**Required task:** Please copy the lines below exactly, from the first one through the line showing "n_points = 251".

** BEGIN **

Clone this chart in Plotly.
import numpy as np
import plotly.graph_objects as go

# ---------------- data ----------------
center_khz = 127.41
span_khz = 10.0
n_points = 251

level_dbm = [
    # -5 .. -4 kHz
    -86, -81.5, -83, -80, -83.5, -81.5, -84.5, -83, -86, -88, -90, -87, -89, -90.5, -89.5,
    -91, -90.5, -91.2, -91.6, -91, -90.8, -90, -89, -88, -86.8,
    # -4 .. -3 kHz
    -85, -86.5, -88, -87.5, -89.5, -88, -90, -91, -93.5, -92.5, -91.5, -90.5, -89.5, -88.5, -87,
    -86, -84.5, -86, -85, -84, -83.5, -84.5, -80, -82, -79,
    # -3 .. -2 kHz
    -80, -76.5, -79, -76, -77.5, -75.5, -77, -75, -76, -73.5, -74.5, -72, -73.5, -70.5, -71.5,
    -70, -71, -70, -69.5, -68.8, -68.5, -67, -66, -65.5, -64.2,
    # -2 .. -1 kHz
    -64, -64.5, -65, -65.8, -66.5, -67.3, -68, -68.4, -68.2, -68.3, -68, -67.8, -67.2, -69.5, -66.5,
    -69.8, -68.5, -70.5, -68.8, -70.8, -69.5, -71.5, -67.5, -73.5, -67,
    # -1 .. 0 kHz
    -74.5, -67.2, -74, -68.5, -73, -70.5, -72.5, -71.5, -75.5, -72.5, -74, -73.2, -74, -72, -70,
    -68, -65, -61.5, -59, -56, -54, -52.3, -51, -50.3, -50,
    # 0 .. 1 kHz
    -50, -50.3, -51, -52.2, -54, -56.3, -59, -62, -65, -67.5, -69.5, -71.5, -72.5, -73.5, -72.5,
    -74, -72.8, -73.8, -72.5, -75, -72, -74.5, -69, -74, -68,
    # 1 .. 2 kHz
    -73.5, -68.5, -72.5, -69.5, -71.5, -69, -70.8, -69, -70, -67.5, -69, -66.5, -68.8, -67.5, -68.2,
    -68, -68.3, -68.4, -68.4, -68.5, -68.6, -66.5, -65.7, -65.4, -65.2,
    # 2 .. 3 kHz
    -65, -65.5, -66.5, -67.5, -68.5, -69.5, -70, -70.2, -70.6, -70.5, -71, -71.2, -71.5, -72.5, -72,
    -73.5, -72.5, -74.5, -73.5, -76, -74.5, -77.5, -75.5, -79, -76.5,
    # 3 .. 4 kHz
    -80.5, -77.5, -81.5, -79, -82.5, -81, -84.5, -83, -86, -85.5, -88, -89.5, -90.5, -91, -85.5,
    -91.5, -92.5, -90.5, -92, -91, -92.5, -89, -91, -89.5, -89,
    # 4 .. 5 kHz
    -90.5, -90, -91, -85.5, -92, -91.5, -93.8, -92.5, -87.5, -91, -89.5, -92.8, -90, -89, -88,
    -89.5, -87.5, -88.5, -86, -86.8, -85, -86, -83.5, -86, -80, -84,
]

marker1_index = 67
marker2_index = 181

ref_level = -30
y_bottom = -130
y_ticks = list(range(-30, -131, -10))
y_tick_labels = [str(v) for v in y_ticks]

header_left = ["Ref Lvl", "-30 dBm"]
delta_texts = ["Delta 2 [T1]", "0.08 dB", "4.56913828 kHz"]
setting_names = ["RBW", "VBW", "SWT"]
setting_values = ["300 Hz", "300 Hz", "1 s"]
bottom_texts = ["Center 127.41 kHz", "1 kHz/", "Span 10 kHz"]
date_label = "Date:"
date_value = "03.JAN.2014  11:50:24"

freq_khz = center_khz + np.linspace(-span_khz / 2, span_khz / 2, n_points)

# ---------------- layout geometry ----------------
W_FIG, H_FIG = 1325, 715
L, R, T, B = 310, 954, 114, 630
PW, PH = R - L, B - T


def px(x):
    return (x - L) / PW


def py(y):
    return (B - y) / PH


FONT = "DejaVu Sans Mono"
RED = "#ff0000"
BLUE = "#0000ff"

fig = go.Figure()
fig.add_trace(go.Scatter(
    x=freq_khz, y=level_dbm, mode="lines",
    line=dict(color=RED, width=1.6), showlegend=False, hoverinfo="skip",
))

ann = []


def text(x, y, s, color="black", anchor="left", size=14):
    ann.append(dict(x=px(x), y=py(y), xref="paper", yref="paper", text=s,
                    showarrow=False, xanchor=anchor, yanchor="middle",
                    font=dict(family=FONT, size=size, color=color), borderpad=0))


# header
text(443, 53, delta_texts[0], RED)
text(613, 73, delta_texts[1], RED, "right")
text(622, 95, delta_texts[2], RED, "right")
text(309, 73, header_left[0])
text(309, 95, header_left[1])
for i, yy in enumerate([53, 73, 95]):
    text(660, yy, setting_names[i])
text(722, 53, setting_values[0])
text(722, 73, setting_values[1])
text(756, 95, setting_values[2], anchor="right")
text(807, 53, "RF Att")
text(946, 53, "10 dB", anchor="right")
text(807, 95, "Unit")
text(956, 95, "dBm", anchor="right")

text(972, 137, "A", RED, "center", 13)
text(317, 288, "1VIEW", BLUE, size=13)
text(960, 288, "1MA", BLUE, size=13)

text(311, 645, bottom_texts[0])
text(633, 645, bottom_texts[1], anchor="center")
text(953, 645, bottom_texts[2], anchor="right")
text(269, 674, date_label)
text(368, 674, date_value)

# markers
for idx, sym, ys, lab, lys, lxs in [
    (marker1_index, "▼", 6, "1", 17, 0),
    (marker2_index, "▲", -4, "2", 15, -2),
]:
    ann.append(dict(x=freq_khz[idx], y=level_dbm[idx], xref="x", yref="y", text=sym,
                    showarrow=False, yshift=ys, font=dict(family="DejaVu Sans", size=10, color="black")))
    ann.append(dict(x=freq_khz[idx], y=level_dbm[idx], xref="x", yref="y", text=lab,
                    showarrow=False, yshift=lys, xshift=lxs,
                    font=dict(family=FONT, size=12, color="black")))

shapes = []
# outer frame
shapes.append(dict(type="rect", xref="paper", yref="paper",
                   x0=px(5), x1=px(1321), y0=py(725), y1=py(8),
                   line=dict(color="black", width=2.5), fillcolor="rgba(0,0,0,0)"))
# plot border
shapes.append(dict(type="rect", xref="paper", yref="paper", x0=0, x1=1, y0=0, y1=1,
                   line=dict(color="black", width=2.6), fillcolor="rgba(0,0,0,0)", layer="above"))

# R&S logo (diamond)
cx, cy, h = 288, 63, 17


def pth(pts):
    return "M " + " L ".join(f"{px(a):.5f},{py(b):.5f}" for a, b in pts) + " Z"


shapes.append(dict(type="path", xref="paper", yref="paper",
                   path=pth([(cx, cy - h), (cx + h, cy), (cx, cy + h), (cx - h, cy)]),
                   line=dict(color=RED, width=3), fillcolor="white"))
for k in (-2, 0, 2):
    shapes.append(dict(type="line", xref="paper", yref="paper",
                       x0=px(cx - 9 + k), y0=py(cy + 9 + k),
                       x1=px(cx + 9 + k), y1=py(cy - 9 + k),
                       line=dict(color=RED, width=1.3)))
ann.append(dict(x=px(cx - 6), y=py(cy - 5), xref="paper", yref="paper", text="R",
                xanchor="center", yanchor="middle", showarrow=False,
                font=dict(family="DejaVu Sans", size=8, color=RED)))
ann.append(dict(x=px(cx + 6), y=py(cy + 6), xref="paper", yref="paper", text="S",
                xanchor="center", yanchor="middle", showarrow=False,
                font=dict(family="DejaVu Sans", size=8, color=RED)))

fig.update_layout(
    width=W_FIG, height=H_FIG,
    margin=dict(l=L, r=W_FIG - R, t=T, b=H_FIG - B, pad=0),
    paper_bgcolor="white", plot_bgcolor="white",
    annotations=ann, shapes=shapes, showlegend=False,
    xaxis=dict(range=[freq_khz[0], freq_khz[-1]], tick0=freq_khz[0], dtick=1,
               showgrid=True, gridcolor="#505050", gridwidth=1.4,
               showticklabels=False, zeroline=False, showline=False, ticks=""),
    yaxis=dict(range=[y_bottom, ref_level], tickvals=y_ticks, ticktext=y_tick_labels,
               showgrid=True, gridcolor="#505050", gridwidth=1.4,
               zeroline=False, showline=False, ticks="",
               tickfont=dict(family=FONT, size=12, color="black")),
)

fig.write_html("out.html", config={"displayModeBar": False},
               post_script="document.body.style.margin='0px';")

** END **

**Solution to this exercise:**
Clone this chart in Plotly.
import numpy as np
import plotly.graph_objects as go

# ---------------- data ----------------
center_khz = 127.41
span_khz = 10.0
n_points = 251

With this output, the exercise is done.